Is the Occupy Movement Prophetic?
November 17, 2011
The Occupy movement, which began in September in New York's Liberty Square and has since spread throughout the country, has a vibrant outpost at Dewey Square in Boston. Last week, UU World editor Chris Walton, Beacon Press Associate Publisher Tom Hallock, Beacon Broadside editor Jessie Bennett, and author Dan McKanan visited the protest on a rainy afternoon. We spoke with protestors, visited the library and donated a few Beacon Press books, and filmed this interview while we were there.
Dan McKanan is the author of Prophetic Encounters: Religion and the American Radical Tradition. He is the Ralph Waldo Emerson Unitarian Universalist Association Senior Lecturer at Harvard Divinity School.
Be sure to read Dan McKanan's article, "The Spiritual Heritage of the Occupy Movement," at UUWorld.org.
Chris Walton: Your book highlights the religious dimensions of the long history of radical movements in America, and it came out just as Occupy Wall Street was going up in New York. Where would you place the Occupy movement in the American radical tradition?
Dan McKanan: When I think of Occupy Wall Street and Occupy Boston, I think all the way back to the 1820s when working people gathered at First Universalist Church in Philadelphia. Wealthy people were consolidating economic activity, and they saw this is a betrayal of the American vision of equality and freedom, and they organized what they called the Working Man's Party. People had a common identity as workers and needed to exercise political power in proportion to that. So this same theme of the ninety-nine and the one is something that's deeply rooted in our history and we have many predecessors to draw inspiration from as we do the work today.
Chris Walton: What's different about Occupy? Is there a way in which it's unlike previous progressive movements?
Dan McKanan: The kind of blending on the ethos of the 1930s, when many people were out of work, many people were struggling and organized around that, with the ethos of the 1960s, when college students especially were benefiting from the great economic growth of the previous couple of decades, and were saying, "How can we make sure that that economic prosperity is shared widely?" Now we're seeing a period where all those economic gains of the post-war period are being lost, but we still have that legacy of student activism, so we have chance for really exciting alliances between student activists and persons experiencing homelessness or persons experiencing unemployment... really the whole spectrum.
Chris Walton: I want to ask about the two words in your title. The first one is "prophetic." What do you mean by "prophetic" and how is something like Occupy a "prophetic" movement?

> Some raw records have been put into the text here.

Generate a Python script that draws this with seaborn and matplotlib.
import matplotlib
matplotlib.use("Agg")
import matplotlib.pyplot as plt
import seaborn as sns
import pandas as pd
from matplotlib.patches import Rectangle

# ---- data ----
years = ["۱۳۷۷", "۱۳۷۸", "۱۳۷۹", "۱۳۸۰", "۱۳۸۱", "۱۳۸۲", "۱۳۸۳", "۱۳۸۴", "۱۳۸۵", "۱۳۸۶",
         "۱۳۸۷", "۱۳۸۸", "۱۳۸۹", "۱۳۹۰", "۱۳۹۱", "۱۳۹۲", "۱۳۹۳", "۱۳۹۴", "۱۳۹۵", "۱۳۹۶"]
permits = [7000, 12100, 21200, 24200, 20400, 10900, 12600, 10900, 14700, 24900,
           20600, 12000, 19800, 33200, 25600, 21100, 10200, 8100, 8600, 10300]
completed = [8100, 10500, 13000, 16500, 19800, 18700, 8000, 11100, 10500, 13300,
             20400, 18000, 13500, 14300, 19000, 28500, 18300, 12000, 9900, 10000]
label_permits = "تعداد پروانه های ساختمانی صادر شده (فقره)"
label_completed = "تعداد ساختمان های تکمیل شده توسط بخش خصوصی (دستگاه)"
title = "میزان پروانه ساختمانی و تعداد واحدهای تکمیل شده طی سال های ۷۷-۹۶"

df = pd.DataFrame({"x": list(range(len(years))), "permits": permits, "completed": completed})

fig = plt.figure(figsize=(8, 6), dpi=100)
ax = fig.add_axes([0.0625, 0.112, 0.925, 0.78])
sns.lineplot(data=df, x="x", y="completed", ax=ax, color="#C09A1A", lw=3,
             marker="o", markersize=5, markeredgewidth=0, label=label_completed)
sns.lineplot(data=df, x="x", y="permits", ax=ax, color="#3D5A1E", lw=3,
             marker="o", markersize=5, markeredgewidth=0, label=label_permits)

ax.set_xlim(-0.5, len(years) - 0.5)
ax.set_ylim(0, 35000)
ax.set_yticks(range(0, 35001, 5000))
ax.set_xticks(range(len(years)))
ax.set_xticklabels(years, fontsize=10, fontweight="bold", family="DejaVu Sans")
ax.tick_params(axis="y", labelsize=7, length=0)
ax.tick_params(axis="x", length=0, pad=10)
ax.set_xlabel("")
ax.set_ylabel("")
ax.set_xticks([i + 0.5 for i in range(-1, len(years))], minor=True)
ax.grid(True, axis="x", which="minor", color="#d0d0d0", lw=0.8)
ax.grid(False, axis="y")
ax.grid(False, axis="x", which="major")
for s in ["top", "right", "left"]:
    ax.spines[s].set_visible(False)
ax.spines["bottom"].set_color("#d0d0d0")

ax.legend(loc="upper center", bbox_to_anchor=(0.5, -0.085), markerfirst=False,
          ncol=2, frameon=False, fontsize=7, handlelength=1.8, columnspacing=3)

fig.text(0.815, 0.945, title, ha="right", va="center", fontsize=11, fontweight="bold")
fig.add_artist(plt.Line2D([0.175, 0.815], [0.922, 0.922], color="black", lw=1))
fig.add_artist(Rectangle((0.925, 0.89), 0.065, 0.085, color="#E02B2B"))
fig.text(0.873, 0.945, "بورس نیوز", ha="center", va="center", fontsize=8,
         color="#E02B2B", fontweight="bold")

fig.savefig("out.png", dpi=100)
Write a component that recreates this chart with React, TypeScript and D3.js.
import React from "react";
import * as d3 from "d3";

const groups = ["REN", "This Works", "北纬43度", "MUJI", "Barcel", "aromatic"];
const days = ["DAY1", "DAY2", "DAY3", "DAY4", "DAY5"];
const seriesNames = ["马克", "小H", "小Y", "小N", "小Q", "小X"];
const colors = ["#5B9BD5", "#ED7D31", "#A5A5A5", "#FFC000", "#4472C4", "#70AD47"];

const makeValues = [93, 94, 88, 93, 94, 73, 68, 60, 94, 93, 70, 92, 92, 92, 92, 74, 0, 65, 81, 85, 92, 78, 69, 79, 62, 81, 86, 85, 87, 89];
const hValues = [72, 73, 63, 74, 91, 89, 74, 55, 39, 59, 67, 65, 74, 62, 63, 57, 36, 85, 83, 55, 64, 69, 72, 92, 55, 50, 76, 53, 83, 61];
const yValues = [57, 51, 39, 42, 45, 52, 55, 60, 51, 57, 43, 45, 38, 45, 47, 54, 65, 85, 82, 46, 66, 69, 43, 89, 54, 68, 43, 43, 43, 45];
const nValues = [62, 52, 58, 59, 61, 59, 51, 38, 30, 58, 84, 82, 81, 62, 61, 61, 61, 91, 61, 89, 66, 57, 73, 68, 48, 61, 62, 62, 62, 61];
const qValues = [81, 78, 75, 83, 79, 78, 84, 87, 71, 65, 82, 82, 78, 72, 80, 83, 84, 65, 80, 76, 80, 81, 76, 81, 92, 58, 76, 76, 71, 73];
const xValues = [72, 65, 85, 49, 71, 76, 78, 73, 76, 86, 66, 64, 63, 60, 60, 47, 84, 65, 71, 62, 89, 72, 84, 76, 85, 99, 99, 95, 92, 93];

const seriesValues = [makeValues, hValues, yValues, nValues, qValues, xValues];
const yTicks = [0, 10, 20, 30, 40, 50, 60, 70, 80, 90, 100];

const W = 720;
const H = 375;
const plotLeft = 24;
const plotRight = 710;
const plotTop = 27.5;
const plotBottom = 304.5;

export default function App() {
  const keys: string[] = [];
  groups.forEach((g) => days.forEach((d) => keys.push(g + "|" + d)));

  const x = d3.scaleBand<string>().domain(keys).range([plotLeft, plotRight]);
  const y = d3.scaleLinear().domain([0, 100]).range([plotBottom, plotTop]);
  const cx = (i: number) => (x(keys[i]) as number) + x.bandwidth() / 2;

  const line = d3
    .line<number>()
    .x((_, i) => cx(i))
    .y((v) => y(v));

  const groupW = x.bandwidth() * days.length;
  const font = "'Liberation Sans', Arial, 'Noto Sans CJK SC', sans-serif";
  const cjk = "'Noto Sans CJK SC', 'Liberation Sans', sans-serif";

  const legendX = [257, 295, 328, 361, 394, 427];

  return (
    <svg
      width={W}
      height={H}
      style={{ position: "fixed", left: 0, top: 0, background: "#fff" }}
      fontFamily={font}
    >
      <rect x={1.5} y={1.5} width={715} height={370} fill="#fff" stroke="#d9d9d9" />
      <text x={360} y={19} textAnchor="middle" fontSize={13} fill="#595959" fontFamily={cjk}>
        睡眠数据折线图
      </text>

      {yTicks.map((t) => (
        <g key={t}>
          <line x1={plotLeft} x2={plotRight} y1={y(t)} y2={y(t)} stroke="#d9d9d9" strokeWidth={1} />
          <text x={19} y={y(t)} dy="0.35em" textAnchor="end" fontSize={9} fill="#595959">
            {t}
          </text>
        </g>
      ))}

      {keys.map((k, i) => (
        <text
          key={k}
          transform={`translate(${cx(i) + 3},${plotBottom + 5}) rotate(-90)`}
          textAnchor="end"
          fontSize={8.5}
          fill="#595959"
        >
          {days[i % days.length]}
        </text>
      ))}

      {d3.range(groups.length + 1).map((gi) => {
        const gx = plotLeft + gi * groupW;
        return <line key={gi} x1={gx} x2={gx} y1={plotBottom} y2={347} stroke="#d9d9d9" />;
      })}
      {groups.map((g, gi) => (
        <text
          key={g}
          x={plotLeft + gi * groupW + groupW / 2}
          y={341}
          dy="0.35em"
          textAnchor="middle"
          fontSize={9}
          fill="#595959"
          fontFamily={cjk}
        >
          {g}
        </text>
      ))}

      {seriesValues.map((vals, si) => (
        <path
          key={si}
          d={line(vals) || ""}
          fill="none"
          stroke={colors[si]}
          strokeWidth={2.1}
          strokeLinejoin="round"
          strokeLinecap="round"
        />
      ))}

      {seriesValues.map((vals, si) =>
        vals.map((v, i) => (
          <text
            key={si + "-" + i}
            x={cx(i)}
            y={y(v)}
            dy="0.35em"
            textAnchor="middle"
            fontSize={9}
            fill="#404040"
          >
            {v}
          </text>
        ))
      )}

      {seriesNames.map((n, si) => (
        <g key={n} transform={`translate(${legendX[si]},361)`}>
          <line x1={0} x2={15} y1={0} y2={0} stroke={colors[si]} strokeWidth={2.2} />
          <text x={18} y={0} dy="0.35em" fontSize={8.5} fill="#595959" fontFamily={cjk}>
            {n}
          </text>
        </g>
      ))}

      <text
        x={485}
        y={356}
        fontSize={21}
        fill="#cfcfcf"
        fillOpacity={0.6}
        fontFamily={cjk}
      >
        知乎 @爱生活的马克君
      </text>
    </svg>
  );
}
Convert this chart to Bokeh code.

Dan McKanan: When I think of the word "prophesy," I think a lot about the ways people are transformed by their encounters with the divine. And I want to suggest that something like that happens here and happened in the Montgomery bus boycott, happened among abolitionists--white and black people standing together to end slavery. When people encounter one another deeply, when they find the power that they have in fighting against oppression, there's something spiritually transformative about that, something like religious conversion, and I want to celebrate that.
Chris Walton: The other word in your title is "encounters." It clearly has religious dimensions in your book, the way that you use it. In your last chapter, you talk about how the anti-globalization movement, which would seem to be a pretty direct forerunner of this, was more focused on resistance than on encounter. What do you mean when you talk about encounter as a religious term in a political movement?
Dan McKanan: There are three kinds of encounters that have occurred in different social justice movements in U.S. history that are really important.
The first is the kind of encounter--I call it the encounter of identity--when people who've been oppressed, who've been marginalized, come together, share their stories, and claim some sort of new identity. When persons who had been enslaved in this country began calling themselves "African" and prizing that identity. When working people said, "We are working men, we're working people and we're proud of that." That's the kind of encounter of identity.
The second kind of encounter happens when persons of relative privilege see the power that's being generated amongst communities of the oppressed and say, "We want to have a piece of that," and they identify with one particular individual who embodies that. So a lot of people had their lives transformed by the individuality of Martin Luther King or Malcolm X during the 1960s.
And then there are also the kinds of encounters that happen when people immerse themselves in communities in struggle: Catholic Worker houses, settlement houses, people going on pilgrimage to base communities in Latin America, all these are more collective sorts of encounter.
One of the things that happened I think among radical movements in the past thirty years is that we saw an upsurge in a conservative movement in this country, of a sort that was almost unprecedented, and radicals put more and more emphasis on resisting or defeating the Right. So you saw a resurgent religious right, and people said the best we can do is to hold them at bay. There was this motif of resistance and maybe something of a loss of utopian thinking, a loss of really imagining what the alternative would look like. And the way I think we get to that positive vision is through encounter. And so what's really exciting for me about the occupy movement is there's space. People are not just coming to one-off demonstration, they're spending deep time together, developing practices of participatory democracy, sharing the wisdom of tradition and the wisdom of right now in a way that I think will help us to imagine what a world beyond the hyper-capitalist reality we have now could be.